How I side-hacked an Obama 2012 campaign microsite
While doing some research for a potential client, I stumbled across a website left dangling by the Obama 2012 presidential campaign… and took it.
During the 2012 Election…
The Obama campaign team was able to move very quickly to execute a plan that, in every way, beat the pants off of any other (digital or otherwise) campaign effort in history. They built a massive database of information and developed the right tools to motivate volunteers and understand the results. They did this by making full use of the Amazon Web Services platform and many of its tools to power mobile apps, microsites, internal database tools for reporting – and probably a thousand more angles they haven’t talked about publicly.
They used the S3 (Simple Storage Service) to host most, if not all, of the public-facing parts of the website. S3 is fast, reliable, and you can use tools like jekyll to generate pseudo-dynamic sites that won’t go down under crazy spikes in traffic. The thing that separates your average website from something like a political website is that your average site probably gets consistent traffic and isn’t made to scale to millions of visits without warning. A political website must be able to handle those spikes. Amazon and S3 are the perfect tools to deal with that.
How S3-hosted sites work
To host a site on S3, all you have to do is point DNS records from a domain to Amazon’s servers, then set up a “bucket” (folder) with instructions that say “this bucket is allowed to host files as if it were a website.” Then you move files into that folder, and as if by magic, your website is online. On S3, the bucket naming space is global and no two accounts across the entire Amazon space can have the same bucket name. This is great, because we can host our site from the bucket called “madebymarket.com” and nobody can create a bucket with that name. Amazon gets a web request for www.madebymarket.com and goes “oh, I have a web bucket for that, show the site from there.” It is pretty great.
The side-hacking of Romneytaxplan.com
During their talk at re:Invent, they mentioned romneytaxplan.com as one of their more popular microsites and a great example of how a site can get millions of visits all at once and stay up, because of the durability of S3. I wanted to see if they left the site up, and got a rather surprising error…
"bucket does not exist."
The “bucket does not exist” error means a few important things.
- They still own the domain and left the DNS records pointing to Amazon
- They un-published the website by simply removing the bucket & its files
- That bucket name is now available… for anyone to create in their own account.

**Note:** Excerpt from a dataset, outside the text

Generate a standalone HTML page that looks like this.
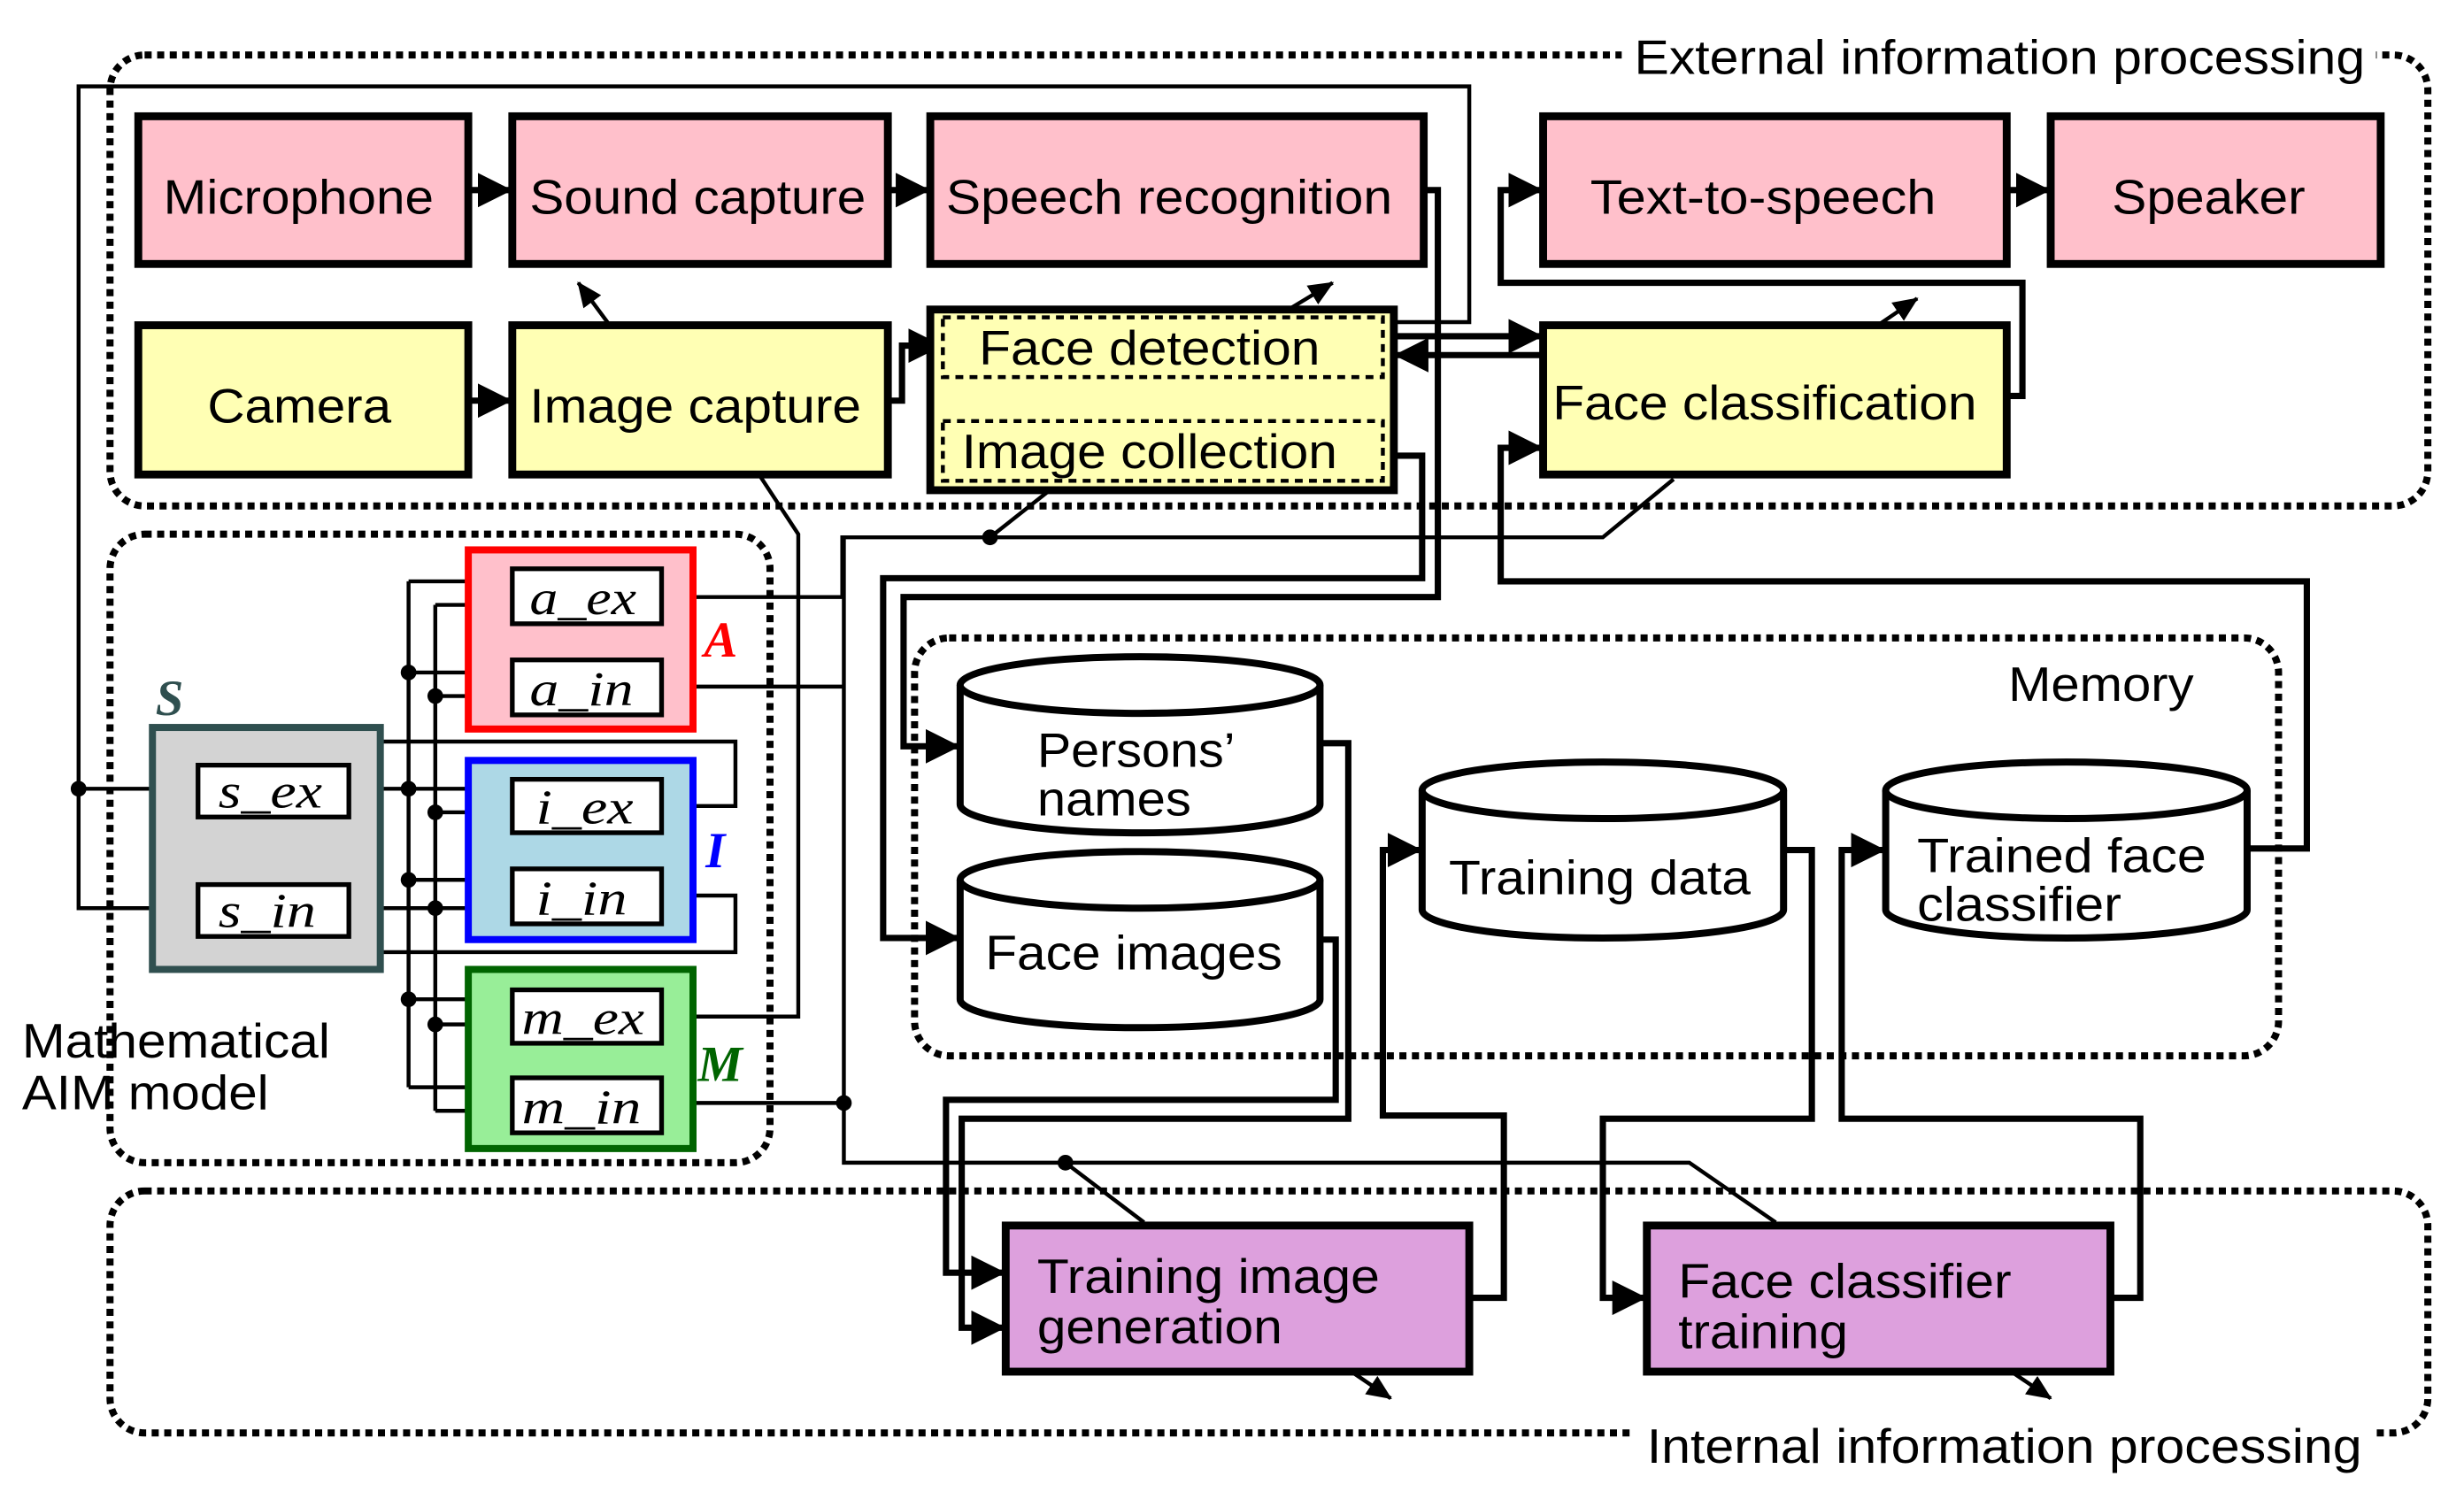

I quickly created a bucket in my own account called “romneytaxplan.com” and hooked up the necessary “this is a website” policy to the bucket, and uploaded some files:
These little microsites probably have no value to them anymore, but they did get millions of visits and still retain thousands of links across the web. If one of their microsites are open to this, I bet the other sites they tossed online are open to it as well. It’d be easy enough to find out and put up spam/ad/virus junk and they’d probably never know about it.
note: I’m using the term “side-hack” here because I simply slid into the space where it expected a site to exist. I didn’t “hack” anyone’s accounts or systems, change anyone’s settings, etc.
Leaving the gate open
The moral of this story is that if the most successful political media campaign of all time forgets to “close the gate,” the chances are pretty high that others have done the same. I’ve tried to reach out to a couple former members of the Obama For America team to tell them about this.
update: I’ve been in contact with one former member of the OFA team, and it looks like these microsites are actually under DNC control, so I’m going to ping that direction about this issue. By this person’s estimate, there were probably hundreds of microsites during this time, so I wonder how many are floating out there, needing to be closed up.